** start Given material **

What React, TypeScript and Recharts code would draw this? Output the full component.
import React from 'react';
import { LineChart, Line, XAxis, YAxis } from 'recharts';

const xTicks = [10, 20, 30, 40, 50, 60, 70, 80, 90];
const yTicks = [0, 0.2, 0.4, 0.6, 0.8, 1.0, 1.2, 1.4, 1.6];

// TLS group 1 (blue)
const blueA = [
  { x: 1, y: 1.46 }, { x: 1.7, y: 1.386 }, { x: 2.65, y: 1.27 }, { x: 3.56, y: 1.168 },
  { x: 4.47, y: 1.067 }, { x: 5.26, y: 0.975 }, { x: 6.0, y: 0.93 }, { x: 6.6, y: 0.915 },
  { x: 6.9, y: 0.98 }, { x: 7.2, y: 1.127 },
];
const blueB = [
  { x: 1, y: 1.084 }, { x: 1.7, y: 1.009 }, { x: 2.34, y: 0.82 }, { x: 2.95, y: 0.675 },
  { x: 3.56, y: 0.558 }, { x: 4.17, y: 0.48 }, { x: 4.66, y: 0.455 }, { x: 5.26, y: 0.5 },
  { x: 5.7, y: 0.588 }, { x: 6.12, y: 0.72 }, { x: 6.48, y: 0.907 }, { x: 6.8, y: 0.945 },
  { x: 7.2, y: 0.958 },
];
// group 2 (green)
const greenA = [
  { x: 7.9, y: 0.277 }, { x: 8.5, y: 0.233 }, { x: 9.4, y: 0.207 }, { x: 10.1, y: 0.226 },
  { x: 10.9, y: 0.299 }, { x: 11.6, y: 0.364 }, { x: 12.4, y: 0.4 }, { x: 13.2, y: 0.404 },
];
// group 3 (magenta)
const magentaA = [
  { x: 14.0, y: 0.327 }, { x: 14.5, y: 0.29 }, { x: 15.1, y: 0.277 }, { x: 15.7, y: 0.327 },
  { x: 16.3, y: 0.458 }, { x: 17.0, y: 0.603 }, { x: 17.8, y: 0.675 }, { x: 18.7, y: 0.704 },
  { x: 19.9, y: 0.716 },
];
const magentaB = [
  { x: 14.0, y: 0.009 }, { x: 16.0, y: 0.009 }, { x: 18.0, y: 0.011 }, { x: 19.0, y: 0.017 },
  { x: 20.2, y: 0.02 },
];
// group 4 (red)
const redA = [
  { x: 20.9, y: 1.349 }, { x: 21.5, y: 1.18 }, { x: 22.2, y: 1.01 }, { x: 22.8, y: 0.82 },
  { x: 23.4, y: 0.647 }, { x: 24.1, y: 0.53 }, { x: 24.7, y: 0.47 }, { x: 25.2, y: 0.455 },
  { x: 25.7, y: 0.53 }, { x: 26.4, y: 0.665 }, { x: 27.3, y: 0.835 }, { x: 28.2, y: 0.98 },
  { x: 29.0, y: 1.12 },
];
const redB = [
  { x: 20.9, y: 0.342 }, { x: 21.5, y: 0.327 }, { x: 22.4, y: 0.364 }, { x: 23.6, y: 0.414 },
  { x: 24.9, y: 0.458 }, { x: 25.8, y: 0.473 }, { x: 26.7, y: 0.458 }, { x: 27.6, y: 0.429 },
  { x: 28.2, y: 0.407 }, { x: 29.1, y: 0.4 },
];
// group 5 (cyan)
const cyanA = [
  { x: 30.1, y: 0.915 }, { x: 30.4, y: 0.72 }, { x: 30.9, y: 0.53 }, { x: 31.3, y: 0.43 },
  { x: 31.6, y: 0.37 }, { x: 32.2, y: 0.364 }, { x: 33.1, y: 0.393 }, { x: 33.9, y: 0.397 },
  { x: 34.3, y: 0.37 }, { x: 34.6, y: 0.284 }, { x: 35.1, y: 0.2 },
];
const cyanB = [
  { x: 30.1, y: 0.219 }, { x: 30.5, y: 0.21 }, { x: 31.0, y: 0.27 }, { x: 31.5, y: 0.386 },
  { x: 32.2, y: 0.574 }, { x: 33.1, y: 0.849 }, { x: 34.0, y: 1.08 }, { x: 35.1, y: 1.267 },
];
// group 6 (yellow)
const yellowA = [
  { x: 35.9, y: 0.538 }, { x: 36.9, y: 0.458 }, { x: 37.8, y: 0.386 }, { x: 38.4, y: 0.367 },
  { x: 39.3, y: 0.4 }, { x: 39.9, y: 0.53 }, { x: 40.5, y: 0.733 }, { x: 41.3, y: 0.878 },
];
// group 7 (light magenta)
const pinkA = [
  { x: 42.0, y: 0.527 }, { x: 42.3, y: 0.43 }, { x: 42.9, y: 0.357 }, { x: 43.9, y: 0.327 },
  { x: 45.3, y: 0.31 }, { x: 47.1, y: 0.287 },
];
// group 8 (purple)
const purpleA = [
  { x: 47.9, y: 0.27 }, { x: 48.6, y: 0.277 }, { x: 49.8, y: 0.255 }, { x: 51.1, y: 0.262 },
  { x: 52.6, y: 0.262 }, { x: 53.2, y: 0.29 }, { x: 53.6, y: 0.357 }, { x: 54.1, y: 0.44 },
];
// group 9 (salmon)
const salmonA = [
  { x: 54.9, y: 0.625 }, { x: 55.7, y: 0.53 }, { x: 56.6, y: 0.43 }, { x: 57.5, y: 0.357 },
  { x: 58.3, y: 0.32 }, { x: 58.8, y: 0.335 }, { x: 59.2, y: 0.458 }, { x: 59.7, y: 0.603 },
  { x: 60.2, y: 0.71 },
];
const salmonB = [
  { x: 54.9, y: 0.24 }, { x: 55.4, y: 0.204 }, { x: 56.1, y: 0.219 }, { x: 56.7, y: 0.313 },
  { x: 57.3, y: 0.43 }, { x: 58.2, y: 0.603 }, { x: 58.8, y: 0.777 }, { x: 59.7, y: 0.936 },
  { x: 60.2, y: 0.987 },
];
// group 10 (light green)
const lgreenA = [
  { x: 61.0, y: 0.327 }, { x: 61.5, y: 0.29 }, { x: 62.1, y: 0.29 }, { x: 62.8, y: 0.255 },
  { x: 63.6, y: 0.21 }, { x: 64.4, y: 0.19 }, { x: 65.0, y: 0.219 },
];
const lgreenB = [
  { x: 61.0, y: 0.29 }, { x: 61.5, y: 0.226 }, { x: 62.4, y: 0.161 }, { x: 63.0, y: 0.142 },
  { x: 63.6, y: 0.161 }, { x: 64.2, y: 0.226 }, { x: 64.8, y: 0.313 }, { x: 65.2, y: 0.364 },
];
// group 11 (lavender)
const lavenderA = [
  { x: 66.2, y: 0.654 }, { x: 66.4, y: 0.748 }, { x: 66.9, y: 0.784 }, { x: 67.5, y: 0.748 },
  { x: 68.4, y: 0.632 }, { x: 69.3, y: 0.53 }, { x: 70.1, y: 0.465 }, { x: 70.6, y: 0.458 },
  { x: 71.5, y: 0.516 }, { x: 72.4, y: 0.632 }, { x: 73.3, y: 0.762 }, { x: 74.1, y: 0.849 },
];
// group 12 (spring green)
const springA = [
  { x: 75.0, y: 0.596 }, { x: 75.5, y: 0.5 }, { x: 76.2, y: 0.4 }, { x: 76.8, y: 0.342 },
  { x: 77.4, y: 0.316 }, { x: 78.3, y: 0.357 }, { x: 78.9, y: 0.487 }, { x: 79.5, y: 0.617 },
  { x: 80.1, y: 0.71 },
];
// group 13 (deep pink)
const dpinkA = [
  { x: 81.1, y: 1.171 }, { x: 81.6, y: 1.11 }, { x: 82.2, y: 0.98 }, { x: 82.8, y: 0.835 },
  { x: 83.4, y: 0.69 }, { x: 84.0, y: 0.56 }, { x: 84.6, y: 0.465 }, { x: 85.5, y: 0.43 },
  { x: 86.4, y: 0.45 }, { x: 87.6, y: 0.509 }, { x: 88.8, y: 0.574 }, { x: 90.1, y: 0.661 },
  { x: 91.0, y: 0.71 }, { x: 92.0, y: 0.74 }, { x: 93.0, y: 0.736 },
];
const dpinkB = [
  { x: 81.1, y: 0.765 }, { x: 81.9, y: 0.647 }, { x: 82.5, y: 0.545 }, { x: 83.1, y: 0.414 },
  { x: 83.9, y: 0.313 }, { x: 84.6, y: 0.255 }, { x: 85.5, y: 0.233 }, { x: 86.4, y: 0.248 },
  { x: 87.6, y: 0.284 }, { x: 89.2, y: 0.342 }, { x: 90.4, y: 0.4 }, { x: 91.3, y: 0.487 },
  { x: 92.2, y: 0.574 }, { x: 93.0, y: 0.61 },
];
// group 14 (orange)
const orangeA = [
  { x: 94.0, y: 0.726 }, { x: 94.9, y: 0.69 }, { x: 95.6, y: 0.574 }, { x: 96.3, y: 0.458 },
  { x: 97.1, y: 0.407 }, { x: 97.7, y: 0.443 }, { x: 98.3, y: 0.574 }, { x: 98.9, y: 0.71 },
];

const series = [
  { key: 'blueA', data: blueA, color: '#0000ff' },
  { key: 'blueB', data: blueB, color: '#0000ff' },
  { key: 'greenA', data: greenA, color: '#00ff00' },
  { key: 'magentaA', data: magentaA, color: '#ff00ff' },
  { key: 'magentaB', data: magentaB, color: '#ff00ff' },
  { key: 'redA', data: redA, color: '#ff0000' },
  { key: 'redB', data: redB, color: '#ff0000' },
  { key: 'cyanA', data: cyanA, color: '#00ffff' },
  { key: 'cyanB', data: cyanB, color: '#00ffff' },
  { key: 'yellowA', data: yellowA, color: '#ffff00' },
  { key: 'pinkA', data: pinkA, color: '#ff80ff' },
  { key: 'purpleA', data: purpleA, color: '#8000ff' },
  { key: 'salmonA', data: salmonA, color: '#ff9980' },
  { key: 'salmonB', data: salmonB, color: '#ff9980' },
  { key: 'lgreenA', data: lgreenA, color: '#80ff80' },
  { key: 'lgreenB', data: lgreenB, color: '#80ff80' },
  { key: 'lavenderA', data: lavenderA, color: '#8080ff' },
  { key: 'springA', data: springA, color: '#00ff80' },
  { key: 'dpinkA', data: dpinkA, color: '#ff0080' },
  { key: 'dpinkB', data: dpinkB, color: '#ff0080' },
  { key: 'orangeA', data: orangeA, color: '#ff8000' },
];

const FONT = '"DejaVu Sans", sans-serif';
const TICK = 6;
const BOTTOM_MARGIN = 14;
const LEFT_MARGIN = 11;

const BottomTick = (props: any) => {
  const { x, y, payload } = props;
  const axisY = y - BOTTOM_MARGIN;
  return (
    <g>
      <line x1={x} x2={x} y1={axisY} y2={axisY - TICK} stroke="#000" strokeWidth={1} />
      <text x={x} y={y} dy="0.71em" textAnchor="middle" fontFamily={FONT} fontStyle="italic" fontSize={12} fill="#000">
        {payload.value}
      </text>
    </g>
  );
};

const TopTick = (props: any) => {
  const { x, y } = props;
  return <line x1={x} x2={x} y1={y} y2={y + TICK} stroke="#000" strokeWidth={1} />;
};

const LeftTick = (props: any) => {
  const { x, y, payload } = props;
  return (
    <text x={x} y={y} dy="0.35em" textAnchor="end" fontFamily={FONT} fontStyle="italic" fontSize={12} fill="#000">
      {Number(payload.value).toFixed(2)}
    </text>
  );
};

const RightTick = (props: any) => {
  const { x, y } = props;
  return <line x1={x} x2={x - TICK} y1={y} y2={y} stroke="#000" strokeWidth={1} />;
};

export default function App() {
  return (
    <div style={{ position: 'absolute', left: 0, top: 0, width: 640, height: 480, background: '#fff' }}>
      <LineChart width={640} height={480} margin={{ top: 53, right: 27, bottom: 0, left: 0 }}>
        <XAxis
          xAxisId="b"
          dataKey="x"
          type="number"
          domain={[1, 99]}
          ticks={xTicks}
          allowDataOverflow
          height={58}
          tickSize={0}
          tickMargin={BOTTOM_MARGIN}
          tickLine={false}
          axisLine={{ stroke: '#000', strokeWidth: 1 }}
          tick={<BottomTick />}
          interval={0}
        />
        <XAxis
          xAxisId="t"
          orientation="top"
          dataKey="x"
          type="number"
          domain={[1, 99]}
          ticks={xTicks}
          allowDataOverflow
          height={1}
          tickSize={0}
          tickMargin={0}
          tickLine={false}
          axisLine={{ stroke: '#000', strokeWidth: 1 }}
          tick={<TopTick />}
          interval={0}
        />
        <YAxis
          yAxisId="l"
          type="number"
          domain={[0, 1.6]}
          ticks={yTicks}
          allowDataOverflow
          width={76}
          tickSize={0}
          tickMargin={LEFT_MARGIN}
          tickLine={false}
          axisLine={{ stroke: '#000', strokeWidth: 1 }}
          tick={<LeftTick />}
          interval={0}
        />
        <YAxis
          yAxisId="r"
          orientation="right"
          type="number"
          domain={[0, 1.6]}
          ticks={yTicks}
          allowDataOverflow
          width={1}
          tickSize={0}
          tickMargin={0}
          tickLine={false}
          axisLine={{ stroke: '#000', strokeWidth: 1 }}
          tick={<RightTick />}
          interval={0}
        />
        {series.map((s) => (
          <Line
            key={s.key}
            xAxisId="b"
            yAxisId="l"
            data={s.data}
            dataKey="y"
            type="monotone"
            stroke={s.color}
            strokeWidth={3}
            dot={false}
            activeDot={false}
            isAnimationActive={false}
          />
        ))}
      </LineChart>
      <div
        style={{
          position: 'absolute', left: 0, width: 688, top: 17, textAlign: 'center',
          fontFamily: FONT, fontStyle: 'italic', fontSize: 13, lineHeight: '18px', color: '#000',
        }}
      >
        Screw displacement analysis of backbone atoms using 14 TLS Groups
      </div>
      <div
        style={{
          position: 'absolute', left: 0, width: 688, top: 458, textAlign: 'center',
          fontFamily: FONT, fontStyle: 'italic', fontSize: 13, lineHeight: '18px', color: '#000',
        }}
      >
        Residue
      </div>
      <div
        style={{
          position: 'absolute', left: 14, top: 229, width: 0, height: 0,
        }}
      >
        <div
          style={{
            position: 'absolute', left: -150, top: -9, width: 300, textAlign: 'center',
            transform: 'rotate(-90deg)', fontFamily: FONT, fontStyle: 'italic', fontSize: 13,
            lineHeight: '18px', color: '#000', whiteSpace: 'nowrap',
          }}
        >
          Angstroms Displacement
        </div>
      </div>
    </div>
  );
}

** end Given material **

--- Exercise objective ---
Reproduce verbatim only this range: the first line of the material through the line that contains "1.2, 1.4, 1.6];", inclusive.

--- Task output ---
What React, TypeScript and Recharts code would draw this? Output the full component.
import React from 'react';
import { LineChart, Line, XAxis, YAxis } from 'recharts';

const xTicks = [10, 20, 30, 40, 50, 60, 70, 80, 90];
const yTicks = [0, 0.2, 0.4, 0.6, 0.8, 1.0, 1.2, 1.4, 1.6];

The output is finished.